Volume 4 Issue 1
February 2009

News from our Coastal Sciences, Engineering & Planning team spotlighting the coastal zone.


Coastal wetlands play a critical role in the overarching coastal/estuarine environment.  While the scientific community has long recognized the importance of coastal wetlands, their values, and their relationship to estuarine ecosystems, it is only recently that the general public has begun to understand their importance.

Due to the lack of understanding, many wetland systems have been severely impacted by anthropogenic activities, such as the construction of roads, railroads, and housing developments, and have ultimately become severely degraded.  As such, many wetland areas are in need of restoration to return to their integral role in the ecosystem. One of the challenges in restoring these impacted systems is assessment of the evolution of the system, and subsequently, projecting what changes in habitat may occur as a result of restoration activities. 

Restoration of the wetland, and specifically the alteration of the system hydraulics, often will result in a wide variety of potential impacts. These impacts include the potential for upland flooding and salt water intrusion, the change or loss of certain habitat areas (e.g., waterfront feeding, anadromous fish migration, among others) or vegetative systems, modification to the tidal exchange, alteration of surface and ground water quality and salinity levels, and potential impacts on the beach/inlet system. 

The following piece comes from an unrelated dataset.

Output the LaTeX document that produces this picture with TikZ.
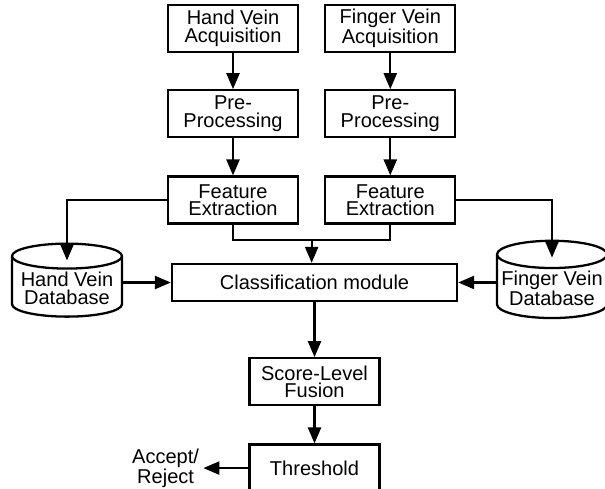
\documentclass[tikz,border=0pt]{standalone}
\usepackage{fontspec}
\setmainfont{Liberation Sans}
\usepackage{tikz}
\usetikzlibrary{shapes.geometric, arrows.meta, positioning, calc}

\begin{document}
\begin{tikzpicture}[
    node distance=0.74cm,
    box/.style={rectangle, draw=black, line width=1.3pt, minimum width=2.6cm,
                minimum height=0.94cm, inner sep=1pt, align=center,
                font=\fontsize{11.4pt}{10pt}\selectfont},
    db/.style={cylinder, shape border rotate=90, draw=black, line width=1.3pt,
               aspect=0.26, minimum width=2.2cm, minimum height=1.46cm,
               inner sep=1pt, align=center, font=\fontsize{11.4pt}{10pt}\selectfont},
    arrow/.style={-{Triangle[length=0.32cm,width=0.26cm]}, line width=1.3pt, black}
]
\clip (0,0) rectangle (12.1,-9.76);

% Acquisition
\node[box] (hacq) at (4.66,-0.57) {Hand Vein\\Acquisition};
\node[box, right=0.5cm of hacq] (facq) {Finger Vein\\Acquisition};

% Pre-processing
\node[box, below=0.72cm of hacq] (hpre) {Pre-\\Processing};
\node[box, below=0.72cm of facq] (fpre) {Pre-\\Processing};

% Features
\node[box, below=0.74cm of hpre] (hfeat) {Feature\\Extraction};
\node[box, below=0.74cm of fpre] (ffeat) {Feature\\Extraction};

% Classification
\node[box, minimum width=5.7cm, minimum height=0.74cm] (cls) at (6.29,-5.65) {Classification module};

% Databases
\node[db] (hdb) at (1.34,-5.77) {Hand Vein\\Database};
\node[db] (fdb) at (11.04,-5.77) {Finger Vein\\Database};

% Fusion
\node[box, below=1.1cm of cls] (score) {Score-Level\\Fusion};
\node[box, below=0.74cm of score] (thr) {Threshold};
\node[align=center, inner sep=0.08cm, font=\fontsize{11.4pt}{10pt}\selectfont,
      left=0.9cm of thr] (acc) {Accept/\\Reject};

% Arrows
\draw[arrow] (hacq) -- (hpre);
\draw[arrow] (facq) -- (fpre);
\draw[arrow] (hpre) -- (hfeat);
\draw[arrow] (fpre) -- (ffeat);

\coordinate (join) at ($(hfeat.south)!0.5!(ffeat.south)+(0,-0.3)$);
\draw[line width=1.3pt] (hfeat.south) |- (join) -| (ffeat.south);
\draw[arrow] (join) -- (join |- cls.north);

\draw[arrow] (hfeat.west) -| ([yshift=-0.36cm]hdb.north);
\draw[arrow] (ffeat.east) -| ([yshift=-0.36cm]fdb.north);
\draw[arrow] (hdb.east |- cls) -- (cls.west);
\draw[arrow] (fdb.west |- cls) -- (cls.east);

\draw[arrow] (cls) -- (score);
\draw[arrow] (score) -- (thr);
\draw[arrow] (thr) -- (acc);

\end{tikzpicture}
\end{document}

Addressing the concerns of stakeholders and regulatory agencies is often a balancing act that requires the project proponent to develop an accurate projection of the changes that will occur as a result of the restoration project.  Numerical modeling of these systems provides the ability to assess potential changes, evaluate a range of potential restoration alternatives, and is a cost-effective method to optimize designs, reduce construction costs, and ensure a successful project.

Numerical modeling of a wetland restoration project offers significant advantages, including:

  • More detailed quantitative information than can be obtained cost-effectively in a field data collection program alone

  • Long-term time series of important physical characteristics (e.g., water elevations, tidal velocities, hydroperiods, wetting and drying times)

  • Ability to simulate a wide range of natural occurring conditions (spring tides, storms, etc.)

  • Utility as a valuable engineering tool to evaluate a wide range of restoration alternatives and subsequent design requirements (e.g., changes to salinity levels, inlet scour, culvert and constrictions, fish passage, etc.).

However, numerical modeling of a tidally-forced wetland system is not straightforward.  There are a wide variety of hydraulic, hydrologic, and hydrodynamic models available, ranging from simple to complex, and from proprietary to community, but not all are applicable for tidally-forced, marsh restoration projects.

The correct model selection, which includes consideration of the dominant physical processes and driving factors within the wetland system, is a key component of the numerical modeling process.  For example, depending on the physical system, the model selection process should evaluate the need for the model to appropriately simulate wetting and drying of a marsh surface, salinity levels, potential stratification, control structures (e.g., culverts, dikes, weirs, etc.), flow resistance due to various vegetation types, upland flooding, and/or storm impacts.  Ultimately, the model developer must understand the abilities and utility of each model prior to selecting the appropriate model for the restoration project. You need the experience and flexibility to select the right tool for each job.

Woods Hole Group has 20 years of tidal wetland restoration and monitoring experience, and our approach has been founded on:

  • Establishing clear restoration objectives.

  • Ensuring that adequate baseline data area collected.

  • Determining the right analysis techniques and models to implement.

  • Working with the stakeholders to develop potential alternatives.

  • Accurate modeling of existing conditions and alternatives.

  • Engineering design of the preferred alternative.

  • Construction, monitoring, and adaptive management.

Using this approach Woods Hole Group supported the largest privately funded restoration project in the United States, consisting of restoration of over 10,000 acres of marsh in Delaware Bay (Estuary Enhancement Program by PSEG). Currently, Woods Hole Group is working on restoration and modeling projects for the Herring River Estuary System in Wellfleet, MA, the Stony Brook System in Brewster, MA, the Bride Brook System in East Lyme, CT, and the Town Creek System in Salisbury, MA. These projects all included a model selection and development task to help identify and simulate proposed alternatives for the restoration.